Unincorporated community in West Virginia, United States

Ben Lomond is an unincorporated community in Mason County, West Virginia, United States. It is located on the eastern bank of the Ohio River at the junction of West Virginia Route 2 and County Route 56, (Mud Run Road), some 9.7 mi south-southwest of Point Pleasant.

Ben Lomond is in the watershed of Mud Run, one of the tributaries of Crab Creek. A CSX Transportation line — which was formerly part of the Baltimore & Ohio Railroad — runs through the community. Ben Lomond once had a post office, which is now closed.
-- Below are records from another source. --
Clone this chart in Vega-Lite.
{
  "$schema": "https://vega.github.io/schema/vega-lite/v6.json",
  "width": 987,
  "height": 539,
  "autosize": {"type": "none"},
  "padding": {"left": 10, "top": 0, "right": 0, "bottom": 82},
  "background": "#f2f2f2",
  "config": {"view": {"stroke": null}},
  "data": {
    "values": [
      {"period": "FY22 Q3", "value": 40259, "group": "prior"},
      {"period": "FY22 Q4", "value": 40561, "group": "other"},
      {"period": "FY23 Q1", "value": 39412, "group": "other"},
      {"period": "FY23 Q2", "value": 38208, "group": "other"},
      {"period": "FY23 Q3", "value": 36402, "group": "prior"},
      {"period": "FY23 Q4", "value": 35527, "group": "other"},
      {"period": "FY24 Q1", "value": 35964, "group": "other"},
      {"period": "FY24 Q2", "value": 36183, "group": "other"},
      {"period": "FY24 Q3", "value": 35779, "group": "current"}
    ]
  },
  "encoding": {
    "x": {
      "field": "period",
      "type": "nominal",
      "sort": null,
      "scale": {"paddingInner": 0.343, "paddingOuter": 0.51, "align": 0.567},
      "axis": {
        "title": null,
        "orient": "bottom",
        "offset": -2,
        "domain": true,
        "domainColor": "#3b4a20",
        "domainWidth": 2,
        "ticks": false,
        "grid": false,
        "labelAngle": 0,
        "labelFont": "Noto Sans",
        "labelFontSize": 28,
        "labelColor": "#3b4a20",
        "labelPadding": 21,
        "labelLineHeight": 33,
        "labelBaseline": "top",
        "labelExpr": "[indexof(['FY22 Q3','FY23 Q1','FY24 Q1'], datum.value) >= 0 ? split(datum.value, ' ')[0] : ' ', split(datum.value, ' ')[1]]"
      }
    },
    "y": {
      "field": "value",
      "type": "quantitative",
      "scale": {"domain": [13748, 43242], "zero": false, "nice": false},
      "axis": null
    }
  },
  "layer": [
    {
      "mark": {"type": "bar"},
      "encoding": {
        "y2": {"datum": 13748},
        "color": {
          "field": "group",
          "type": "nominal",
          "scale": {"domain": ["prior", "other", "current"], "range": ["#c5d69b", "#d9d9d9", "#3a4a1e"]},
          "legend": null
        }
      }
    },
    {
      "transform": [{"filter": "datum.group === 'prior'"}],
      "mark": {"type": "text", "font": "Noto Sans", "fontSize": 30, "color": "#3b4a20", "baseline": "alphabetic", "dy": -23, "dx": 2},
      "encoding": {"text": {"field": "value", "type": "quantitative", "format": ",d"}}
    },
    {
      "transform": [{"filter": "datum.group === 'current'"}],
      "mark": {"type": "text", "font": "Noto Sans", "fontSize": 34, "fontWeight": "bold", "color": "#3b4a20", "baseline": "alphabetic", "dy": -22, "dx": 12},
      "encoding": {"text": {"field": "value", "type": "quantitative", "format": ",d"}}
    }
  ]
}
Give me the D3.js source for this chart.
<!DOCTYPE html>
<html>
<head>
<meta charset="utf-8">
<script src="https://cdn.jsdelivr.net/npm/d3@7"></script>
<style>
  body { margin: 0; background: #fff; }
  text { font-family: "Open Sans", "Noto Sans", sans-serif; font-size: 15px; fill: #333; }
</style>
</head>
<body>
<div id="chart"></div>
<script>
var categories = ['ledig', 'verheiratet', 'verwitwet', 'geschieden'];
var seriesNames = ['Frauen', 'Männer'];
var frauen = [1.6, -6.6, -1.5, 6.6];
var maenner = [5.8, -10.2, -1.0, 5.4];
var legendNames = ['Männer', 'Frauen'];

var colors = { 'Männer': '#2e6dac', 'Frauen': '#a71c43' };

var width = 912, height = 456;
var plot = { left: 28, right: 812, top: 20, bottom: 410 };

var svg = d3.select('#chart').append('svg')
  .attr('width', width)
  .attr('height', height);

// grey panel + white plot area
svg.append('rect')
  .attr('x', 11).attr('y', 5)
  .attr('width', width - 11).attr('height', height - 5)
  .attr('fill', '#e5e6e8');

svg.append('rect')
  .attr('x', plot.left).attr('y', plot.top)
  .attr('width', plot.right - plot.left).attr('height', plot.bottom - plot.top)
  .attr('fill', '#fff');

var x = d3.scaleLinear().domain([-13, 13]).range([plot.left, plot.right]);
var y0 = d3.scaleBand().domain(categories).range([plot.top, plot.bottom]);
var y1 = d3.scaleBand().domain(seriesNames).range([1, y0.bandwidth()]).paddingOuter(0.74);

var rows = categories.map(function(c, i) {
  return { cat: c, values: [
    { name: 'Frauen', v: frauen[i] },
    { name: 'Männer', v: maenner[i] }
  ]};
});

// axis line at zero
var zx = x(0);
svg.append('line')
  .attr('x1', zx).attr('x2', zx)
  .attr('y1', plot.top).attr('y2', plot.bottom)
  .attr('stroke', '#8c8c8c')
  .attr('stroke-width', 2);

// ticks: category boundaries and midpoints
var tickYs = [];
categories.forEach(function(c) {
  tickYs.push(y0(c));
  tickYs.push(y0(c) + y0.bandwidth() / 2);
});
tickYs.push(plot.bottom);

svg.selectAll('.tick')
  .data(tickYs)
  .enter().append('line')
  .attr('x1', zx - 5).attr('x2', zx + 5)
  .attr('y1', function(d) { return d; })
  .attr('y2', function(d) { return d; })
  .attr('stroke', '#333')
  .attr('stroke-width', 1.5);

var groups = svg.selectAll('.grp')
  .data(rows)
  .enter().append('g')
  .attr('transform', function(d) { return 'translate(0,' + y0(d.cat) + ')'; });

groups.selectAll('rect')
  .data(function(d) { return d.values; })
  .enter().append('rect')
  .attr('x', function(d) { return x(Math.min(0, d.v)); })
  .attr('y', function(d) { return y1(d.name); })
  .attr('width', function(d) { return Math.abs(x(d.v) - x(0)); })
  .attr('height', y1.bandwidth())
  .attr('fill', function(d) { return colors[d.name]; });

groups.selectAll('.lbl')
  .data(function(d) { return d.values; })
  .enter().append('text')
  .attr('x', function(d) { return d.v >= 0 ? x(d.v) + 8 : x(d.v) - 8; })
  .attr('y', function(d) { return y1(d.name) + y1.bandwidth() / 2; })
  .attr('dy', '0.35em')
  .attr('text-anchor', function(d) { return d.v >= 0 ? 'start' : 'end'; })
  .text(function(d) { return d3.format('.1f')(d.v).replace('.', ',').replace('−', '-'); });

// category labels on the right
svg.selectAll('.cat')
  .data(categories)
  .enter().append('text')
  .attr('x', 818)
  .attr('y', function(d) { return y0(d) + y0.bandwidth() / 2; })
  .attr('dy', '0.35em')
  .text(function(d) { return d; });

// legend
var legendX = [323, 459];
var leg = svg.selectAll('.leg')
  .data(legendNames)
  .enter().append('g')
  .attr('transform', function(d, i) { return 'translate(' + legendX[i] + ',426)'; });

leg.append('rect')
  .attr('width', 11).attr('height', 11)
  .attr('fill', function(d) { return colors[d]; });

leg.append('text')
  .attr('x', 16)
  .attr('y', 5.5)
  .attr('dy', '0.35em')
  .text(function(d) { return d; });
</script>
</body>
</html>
The community was named for Ben Lomond, a celebrated mountain in Scotland.

==History==
Ben Lomond and adjacent settlements were in a region on the east bank of the Ohio River known as Mercer's Bottom since the 1790s. About a mile south of Ben Lomond is the settlement of Hogsett, near the mouth of Flatfoot Creek. Hogsett received its post office in 1885 and Ben Lomond received its post office in 1886, and for a while the U.S. Post Office Department wavered between which village should keep one. Ben Lomond's post office closed permanently in 1919, while Hogsett's remained until 1967. Both communities were formerly more populous, but have dwindled to almost no inhabitants.